Yani istersek Shakespeare okumuş bilgisayar mühendislerimiz olabilir...
- Keşke... Ünsal (Oskay) Hocam, “Shakespeare okumamış adamdan iyi bilgisayar mühendisi olmaz” derdi. Bugünün dünyasında insana ve topluma dair bilgi alanları uzmanlaştı, birbirinden kopuk hale geldi. Bilgisayar mühendisi olmak üzere eğitim alan biri sadece ilgili müfredatı okuyor. Ama yaşadığı dünyaya dair bir bilgilenmeden uzak kalıyor. Bu bilgilenme eksikliği, insan olmadaki eksikliktir. Bunu yarışma programlarında da gözlemlemek mümkün. ‘Kim Milyoner Olmak İster’de çok parıltılı diplomalarla gelenler en basit sorularda eleniyor.
En çok hangi soruları bilememelerine şaşırdınız?
- Eğitim hayatını anlatırken Saint Joseph Lisesi’nden, Cambridge’den bahseden biri “İstanbul Boğazı’nda baharın gelişini müjdeleyen bitki nedir” sorusunu bilemiyor mesela. Yaşadığı şehrin bitkisini, erguvanları tanımıyor! Biri, iğne ipliğe ihtiyacımız olduğunda tuhafiyeciye gitmesi gerektiğini, diğeri Marmara Denizi’nde çıkan balıkları bilmiyor. Bu insanlar çok iyi bankacı, çok iyi mühendis olabilirler ama hayatı ıskalamışlar.
Popüler kültür; ulusal, etnik, dinsel, ideolojik her türlü kültürün üzerindedir
Günümüz Türk kültür endüstrisini nasıl anlatırsınız?

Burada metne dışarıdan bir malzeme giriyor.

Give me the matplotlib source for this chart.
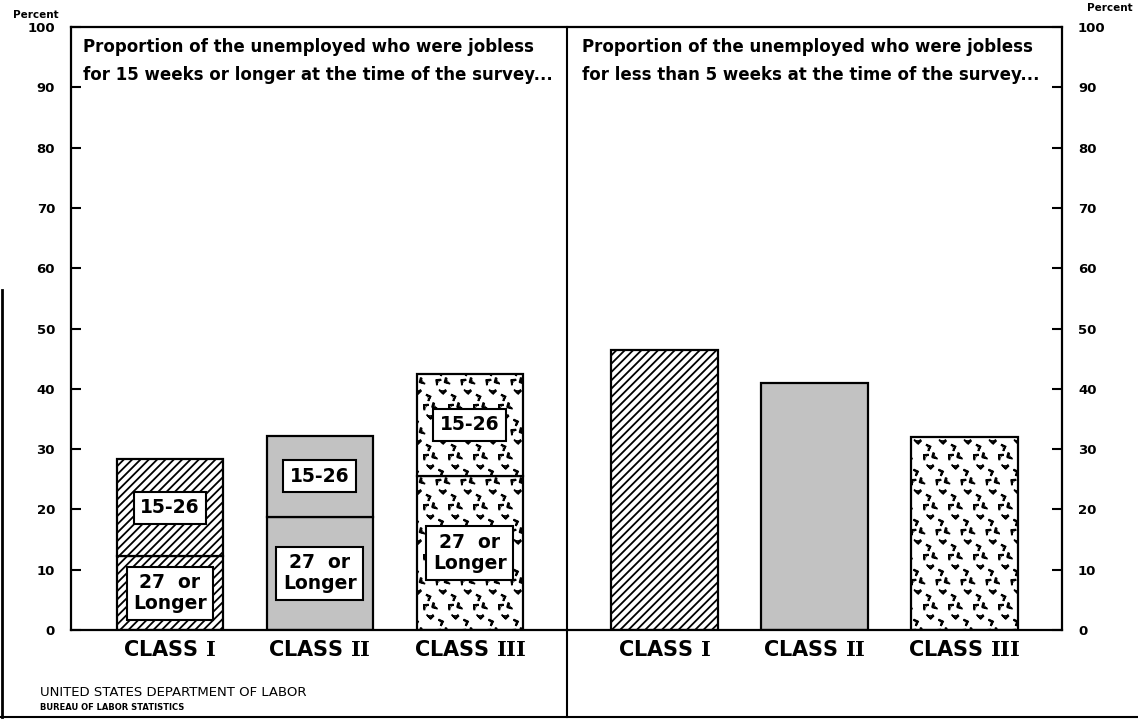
import numpy as np
import matplotlib
matplotlib.use('Agg')
import matplotlib.pyplot as plt
from matplotlib import hatch as mhatch
from matplotlib.path import Path
from matplotlib.lines import Line2D

# data (percent of the unemployed)
classes = ['I', 'II', 'III']
weeks_27_plus = [12.2, 18.8, 25.6]   # jobless 27 weeks or longer
weeks_15_26 = [16.2, 13.4, 16.9]     # jobless 15-26 weeks
under_5_weeks = [46.5, 41.0, 32.0]   # jobless less than 5 weeks
yticks = list(range(0, 101, 10))

title_left = "Proportion of the unemployed who were jobless\nfor 15 weeks or longer at the time of the survey..."
title_right = "Proportion of the unemployed who were jobless\nfor less than 5 weeks at the time of the survey..."


# scattered "chevron" marks used for Class III (replaces the '*' star hatch)
class Chevrons(mhatch.Shapes):
    filled = False
    size = 1.0

    def __init__(self, hatch, density):
        self.num_rows = hatch.count('*') * 4
        verts, codes = [], []
        arm = 0.16
        for cx, cy, ang in [(-0.3, 0.28, 90), (0.22, 0.14, 200), (-0.04, -0.22, 320),
                            (0.32, -0.3, 30)]:
            a = np.deg2rad(ang)
            p1 = (cx + arm * np.cos(a + np.pi / 4), cy + arm * np.sin(a + np.pi / 4))
            p2 = (cx + arm * np.cos(a - np.pi / 4), cy + arm * np.sin(a - np.pi / 4))
            verts += [p1, (cx, cy), p2]
            codes += [Path.MOVETO, Path.LINETO, Path.LINETO]
        self.shape_vertices = np.array(verts)
        self.shape_codes = np.array(codes, dtype=Path.code_type)
        super().__init__(hatch, density)


mhatch._hatch_types = [h for h in mhatch._hatch_types if h is not mhatch.Stars] + [Chevrons]

plt.rcParams['hatch.linewidth'] = 1.3
plt.rcParams['mathtext.fontset'] = 'custom'
plt.rcParams['mathtext.bf'] = 'DejaVu Serif:bold'
plt.rcParams['mathtext.rm'] = 'DejaVu Serif'

fills = ['white', '#c2c2c2', 'white']
hatches = ['////', '', '*']

fig = plt.figure(figsize=(11.38, 7.21), dpi=100)
ax = fig.add_axes([71 / 1138, 91 / 721, 991 / 1138, 603 / 721])
ax.set_xlim(-0.66, 5.95)
ax.set_ylim(0, 100)

x_left = np.arange(len(classes))
x_right = x_left + 3.3
w = 0.71

low = ax.bar(x_left, weeks_27_plus, width=w, color=fills, edgecolor='black', linewidth=1.6)
high = ax.bar(x_left, weeks_15_26, bottom=weeks_27_plus, width=w, color=fills,
              edgecolor='black', linewidth=1.6)
short = ax.bar(x_right, under_5_weeks, width=w, color=fills, edgecolor='black', linewidth=1.6)
for group in (low, high, short):
    for patch, h in zip(group.patches, hatches):
        patch.set_hatch(h)

# labels inside the stacked bars
box = dict(boxstyle='square,pad=0.35', fc='white', ec='black', lw=1.5)
for i in range(len(classes)):
    ax.text(x_left[i], weeks_27_plus[i] / 2, '27  or\nLonger', ha='center', va='center',
            fontsize=13.5, fontweight='bold', linespacing=1.15, bbox=box)
    ax.text(x_left[i], weeks_27_plus[i] + weeks_15_26[i] / 2, '15-26', ha='center',
            va='center', fontsize=13.5, fontweight='bold', bbox=box)

# panel divider, running down to the bottom border
ax.axvline(2.65, ymin=-0.145, ymax=1, color='black', lw=1.5, clip_on=False)

ax.text(-0.58, 94.3, title_left, ha='left', va='center', fontsize=12,
        fontweight='bold', linespacing=1.72)
ax.text(2.75, 94.3, title_right, ha='left', va='center', fontsize=12,
        fontweight='bold', linespacing=1.72)

ax.set_xticks(list(x_left) + list(x_right),
              [r'CLASS $\mathbf{%s}$' % c for c in classes] * 2)
ax.tick_params(axis='x', length=0, pad=7, labelsize=15)
for lbl in ax.get_xticklabels():
    lbl.set_fontweight('bold')

ax.set_yticks(yticks)
ax.tick_params(axis='y', direction='in', length=7, width=1.5, left=True, right=True,
               labelleft=True, labelright=True, labelsize=9.5)
for t in ax.yaxis.get_major_ticks():
    t.set_pad(11.5)
for lbl in ax.get_yticklabels():
    lbl.set_fontweight('bold')
for s in ax.spines.values():
    s.set_linewidth(1.6)

fig.text(36 / 1138, 1 - 15 / 721, 'Percent', ha='center', va='center', fontsize=7.5, fontweight='bold')
fig.text(1110 / 1138, 1 - 8 / 721, 'Percent', ha='center', va='center', fontsize=7.5, fontweight='bold')

fig.text(40 / 1138, 1 - 692 / 721, 'UNITED STATES DEPARTMENT OF LABOR', ha='left', va='center',
         fontsize=9.5)
fig.text(40 / 1138, 1 - 708 / 721, 'BUREAU OF LABOR STATISTICS', ha='left', va='center',
         fontsize=6, fontweight='bold')

# outer border pieces of the scanned page
fig.add_artist(Line2D([0.002, 0.002], [1 - 290 / 721, 1 - 717 / 721], color='black', lw=2))
fig.add_artist(Line2D([0, 1], [1 - 717 / 721, 1 - 717 / 721], color='black', lw=1.5))

fig.savefig('out.png', dpi=100)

- Bu önemli bir soru. Çünkü muhafazakârlaştığını düşündüğümüz bir toplumda kültür endüstrisinin konumu üzerine bir konu bu. Türkiye, uzunca bir süredir muhafazakâr bir atmosfer içinde yaşıyor. Fakat bildiğiniz gibi Cumhurbaşkanı Recep Tayyip Erdoğan sıklıkla ‘siyasal iktidara rağmen kültürel iktidar olunamadığı’ gerçeğini dile getiriyor ve bundan şikâyet ediyor. Şikâyetinde ciddi anlamda sanattan, yüksek bir entelektüel üretimden söz ediyor, kültürel alanın popüler kısmından değil. Yoksa orada Orhan Gencebay, İbrahim Tatlıses, Yavuz Bingöl, Hasan Kaçan, Demet Akalın, Zerrin Özer gibi isimler ya da ‘Diriliş Ertuğrul’, ‘Payitaht Abdülhamit’, ‘Eşkıya Dünyaya Hükümdar Olmaz’ gibi çok izlenen diziler zaten mevcut, yani bir sorun yok. Ayrıca bu dönemde muhafazakâr kesimin, kılık kıyafet seçiminden ev döşeme biçimine, tatil alışkanlıklarındaki değişimden popüler mekânların müdavimi olmaya kadar geniş bir yelpazede ortaya koyduğu tercihlerin popüler kültüre ait beğeniler olduğunu görmekteyiz. Muhafazakâr kesim, AK Parti iktidarında kendisini eskiye nazaran daha rahat hissetmiş olmalı ki, o bilinen ‘muhafazakâr çekimserlik’ ya da içekapanıklık yok olup gitmiş durumda. Bunlar bize popüler kültürün gücünü gösteriyor. Gündelik hayatın kültürü olduğundan ve hepimiz de aynı hayatın içinden geçtiğimiz için popüler kültür; ulusal, etnik, dinsel, ideolojik her türlü kültürün üzerindedir, baskındır.